As it turns out the largest sundial in the Jantar Mantar of Jaipur has a resolution of minutes of time. So what does this mean? It means no matter how well you use it, you cannot observe the angle of the sun more precisely than one minute of time. This limit on your observation results in uncertainty. How much uncertainty and whether that matters is something we will get to later, for now let’s just note that all observations have a limit on their resolution and that this limit introduces uncertainty. This will be true as long as the underlying reality is more finely subdivided than the resolution of your observation.

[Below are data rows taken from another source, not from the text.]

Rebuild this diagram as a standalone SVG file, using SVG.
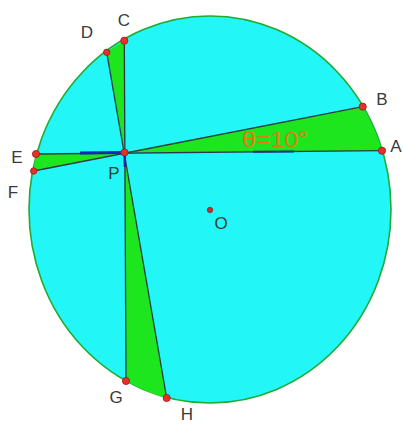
<svg xmlns="http://www.w3.org/2000/svg" width="403" height="424" viewBox="0 0 403 424">
<style>
.lbl{font-family:"Liberation Sans",Arial,sans-serif;font-size:17px;fill:#3a3a3a;text-anchor:middle}
.sec{fill:#1ee61e;stroke:none}
.chord{stroke:#2c3a48;stroke-width:1.3;fill:none}
.pt{fill:#e8302a;stroke:#a01818;stroke-width:0.8}
</style>
<rect width="403" height="424" fill="#ffffff"/>
<g id="circle">
<ellipse cx="210" cy="209.5" rx="181" ry="193.5" fill="#22f6f6" stroke="#22aa33" stroke-width="1.6"/>
</g>
<g id="sectors">
<path class="sec" d="M124.5,152.5 L382,150.7 A181,193.5 0 0 0 362.7,106.7 Z"/>
<path class="sec" d="M124.5,152.5 L36,154 A181,193.5 0 0 0 33.7,171 Z"/>
<path class="sec" d="M124.5,152.5 L124.3,40.7 A181,193.5 0 0 0 106.7,52.3 Z"/>
<path class="sec" d="M124.5,152.5 L126,381 A181,193.5 0 0 0 166.7,398 Z"/>
</g>
<g id="connectors">
<line class="chord" x1="382" y1="150.7" x2="36" y2="154"/>
<line class="chord" x1="362.7" y1="106.7" x2="33.7" y2="171"/>
<line class="chord" x1="124.3" y1="40.7" x2="126" y2="381"/>
<line class="chord" x1="106.7" y1="52.3" x2="166.7" y2="398"/>
<line x1="80" y1="153" x2="124.5" y2="152.5" stroke="#1428b4" stroke-width="3"/>
<line x1="124.6" y1="152.5" x2="125" y2="167" stroke="#1428b4" stroke-width="2.5"/>
<line x1="253" y1="151.7" x2="294" y2="151.4" stroke="#1e3090" stroke-width="2"/>
</g>
<g id="A"><circle class="pt" cx="382" cy="150.7" r="3.6"/><text class="lbl" x="396" y="152">A</text></g>
<g id="B"><circle class="pt" cx="362.7" cy="106.7" r="3.6"/><text class="lbl" x="382" y="105">B</text></g>
<g id="C"><circle class="pt" cx="124.3" cy="40.7" r="3.6"/><text class="lbl" x="124" y="26">C</text></g>
<g id="D"><circle class="pt" cx="106.7" cy="52.3" r="3.2"/><text class="lbl" x="87" y="38">D</text></g>
<g id="E"><circle class="pt" cx="36" cy="154" r="3.6"/><text class="lbl" x="17" y="163">E</text></g>
<g id="F"><circle class="pt" cx="33.7" cy="171" r="3.2"/><text class="lbl" x="13" y="198">F</text></g>
<g id="G"><circle class="pt" cx="126" cy="381" r="3.6"/><text class="lbl" x="116" y="403">G</text></g>
<g id="H"><circle class="pt" cx="166.7" cy="398" r="3.6"/><text class="lbl" x="187" y="420">H</text></g>
<g id="P"><circle class="pt" cx="124.5" cy="152.5" r="3.6"/><text class="lbl" x="114" y="179">P</text></g>
<g id="O"><circle cx="210" cy="210" r="2.8" fill="#c03030" stroke="#802020" stroke-width="0.6"/><text class="lbl" x="221" y="229">O</text></g>
<text x="242" y="147" font-family="'Liberation Sans Narrow','Liberation Sans',Arial,sans-serif" font-size="22" fill="#e07a10" textLength="66" lengthAdjust="spacingAndGlyphs">θ=10°</text>
</svg>
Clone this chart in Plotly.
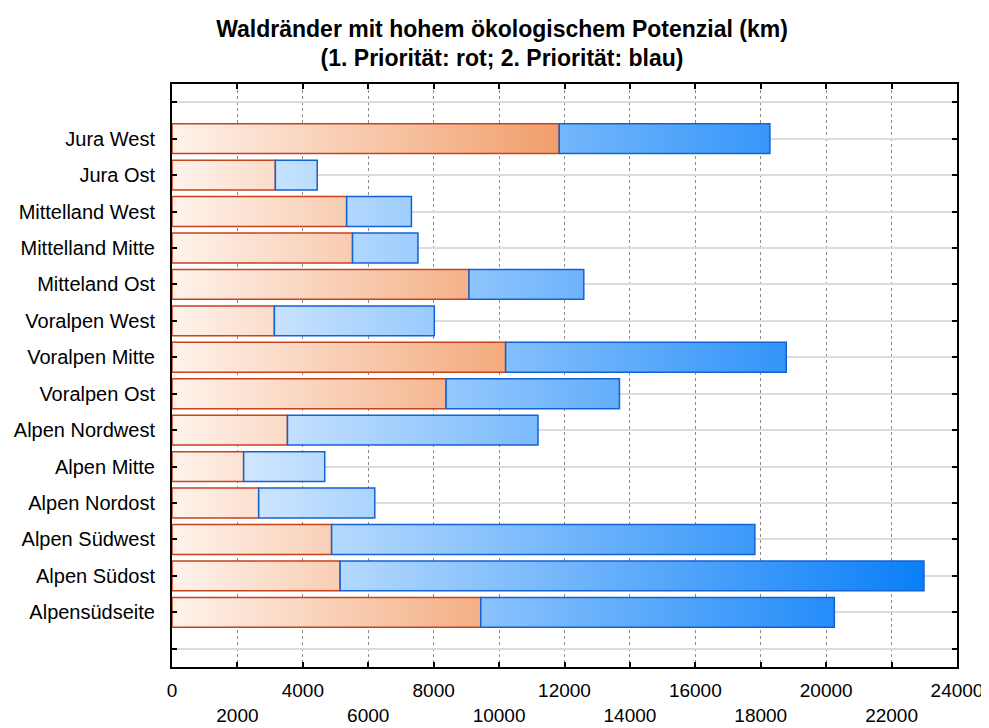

The only way that resolution of observation will not introduce uncertainty is if the underlying reality is quantized and the observation can happen at that resolution. If the reality in question for instance is a Minecraft World, then block size resolution is lossless and introduces no uncertainty. If I tell you there are 1,128,960 blocks in a particular Minecraft world that number is precise. But keep in mind that — and this was the topic of last Wednesday — while there is now no uncertainty about the number of blocks that number itself is still very much a summary of the underlying reality as it says nothing about the location of the blocks, type of block, etc.
In summary then, the resolution of an observation will almost always be lower than the granularity of the underlying reality which limits our knowledge and thus introduces uncertainty.